* [What this task involves]
Take the lines from the head of the listing through the one bearing "(0,0) rectangle (1071,1012);" and copy them exactly, leaving every picture out.

* [Information provided]
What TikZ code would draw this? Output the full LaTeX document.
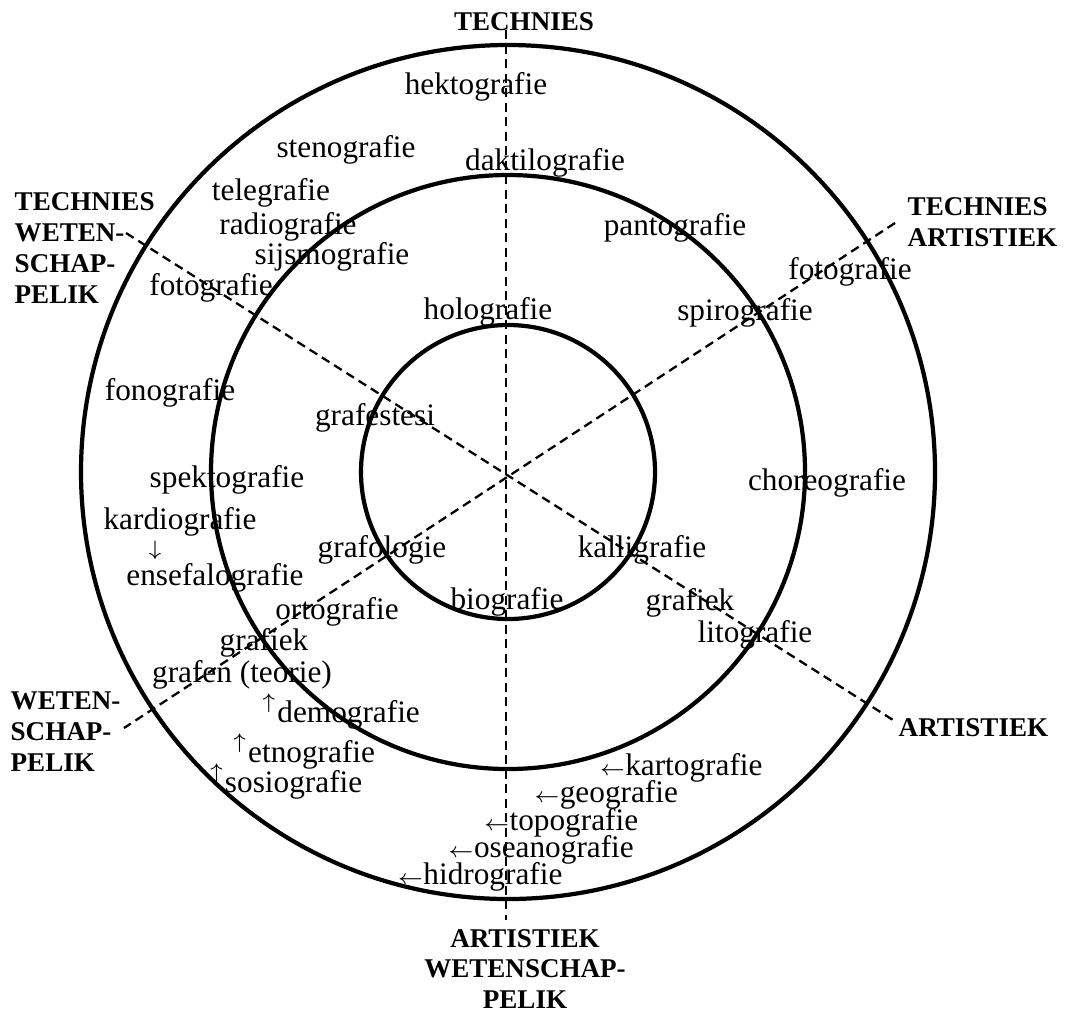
\documentclass[tikz,border=0pt]{standalone}
\usepackage{fontspec}
\setmainfont{Liberation Serif}
\usetikzlibrary{positioning}
\newcommand{\lpyl}{$\scriptstyle\leftarrow$}
\newcommand{\opyl}{$^{\uparrow}$}
\newcommand{\apyl}{$\scriptstyle\downarrow$}
\begin{document}
\begin{tikzpicture}[x=0.1mm, y=-0.1mm,
  woord/.style={font=\fontsize{8.9}{10}\selectfont, inner sep=0pt, text height=6pt, text depth=1.9pt},
  rigting/.style={font=\bfseries\fontsize{7.7}{8.8}\selectfont, inner sep=0pt},
  ring/.style={line width=1.2pt},
  as/.style={line width=0.65pt, dash pattern=on 0.9mm off 0.55mm}]

  \useasboundingbox (0,0) rectangle (1071,1012);

  % Define coordinates for the centre and the ends of the axes
  \coordinate (M) at (508,472);
  \coordinate (t) at (506,30);
  \coordinate (aw) at (506,920);
  \coordinate (tw) at (126,233);
  \coordinate (a) at (893,720);
  \coordinate (ta) at (895,223);
  \coordinate (w) at (124,728);

  % Draw rings
  \draw[ring] (M) circle[radius=14.7mm];
  \draw[ring] (M) circle[radius=29.7mm];
  \draw[ring] (M) circle[radius=42.7mm];

  % Draw dashed axes
  \draw[as] (t) -- (aw);
  \draw[as] (tw) -- (a);
  \draw[as] (ta) -- (w);

  % Direction labels
  \node[rigting] (T) at (524,22) {TECHNIES};
  \node[rigting, align=left, anchor=west] (TW) at (14,248) {TECHNIES\\WETEN-\\SCHAP-\\PELIK};
  \node[rigting, align=left, anchor=west] (TA) at (907,222) {TECHNIES\\ARTISTIEK};
  \node[rigting, anchor=west] (A) at (898,728) {ARTISTIEK};
  \node[rigting, align=left, anchor=west] (W) at (10,732) {WETEN-\\SCHAP-\\PELIK};
  \node[rigting, align=center] (AW) at (525,969) {ARTISTIEK\\WETENSCHAP-\\PELIK};

  % Words in the rings
  \node[woord] (hekto) at (476,87) {hektografie};
  \node[woord] (steno) at (346,150) {stenografie};
  \node[woord] (dakti) at (545,163) {daktilografie};
  \node[woord] (tele) at (271,193) {telegrafie};
  \node[woord] (radio) at (288,227) {radiografie};
  \node[woord] (sijs) at (332,257) {sijsmografie};
  \node[woord] (fotoL) at (211,288) {fotografie};
  \node[woord] (holo) at (488,312) {holografie};
  \node[woord] (panto) at (675,228) {pantografie};
  \node[woord] (fotoR) at (850,272) {fotografie};
  \node[woord] (spiro) at (745,313) {spirografie};
  \node[woord] (fono) at (170,393) {fonografie};
  \node[woord] (grafe) at (375,418) {grafestesi};
  \node[woord] (spek) at (227,480) {spektografie};
  \node[woord] (kardio) at (180,522) {kardiografie};
  \node[woord] (af) at (155,548) {\apyl};
  \node[woord] (ense) at (215,578) {ensefalografie};
  \node[woord] (grafo) at (382,550) {grafologie};
  \node[woord] (orto) at (337,612) {ortografie};
  \node[woord] (bio) at (507,602) {biografie};
  \node[woord] (grafiekL) at (264,643) {grafiek};
  \node[woord] (choreo) at (827,483) {choreografie};
  \node[woord] (kalli) at (642,550) {kalligrafie};
  \node[woord] (grafiekR) at (690,603) {grafiek};
  \node[woord] (lito) at (755,635) {litografie};
  \node[woord] (grafen) at (242,675) {grafen (teorie)};
  \node[woord] (demo) at (341,715) {\opyl demografie};
  \node[woord] (etno) at (304,755) {\opyl etnografie};
  \node[woord] (sosio) at (286,785) {\opyl sosiografie};
  \node[woord] (karto) at (681,768) {\lpyl kartografie};
  \node[woord] (geo) at (606,795) {\lpyl geografie};
  \node[woord] (topo) at (561,823) {\lpyl topografie};
  \node[woord] (osea) at (541,850) {\lpyl oseanografie};
  \node[woord] (hidro) at (480,877) {\lpyl hidrografie};
\end{tikzpicture}
\end{document}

* [Full output]
What TikZ code would draw this? Output the full LaTeX document.
\documentclass[tikz,border=0pt]{standalone}
\usepackage{fontspec}
\setmainfont{Liberation Serif}
\usetikzlibrary{positioning}
\newcommand{\lpyl}{$\scriptstyle\leftarrow$}
\newcommand{\opyl}{$^{\uparrow}$}
\newcommand{\apyl}{$\scriptstyle\downarrow$}
\begin{document}
\begin{tikzpicture}[x=0.1mm, y=-0.1mm,
  woord/.style={font=\fontsize{8.9}{10}\selectfont, inner sep=0pt, text height=6pt, text depth=1.9pt},
  rigting/.style={font=\bfseries\fontsize{7.7}{8.8}\selectfont, inner sep=0pt},
  ring/.style={line width=1.2pt},
  as/.style={line width=0.65pt, dash pattern=on 0.9mm off 0.55mm}]

  \useasboundingbox (0,0) rectangle (1071,1012);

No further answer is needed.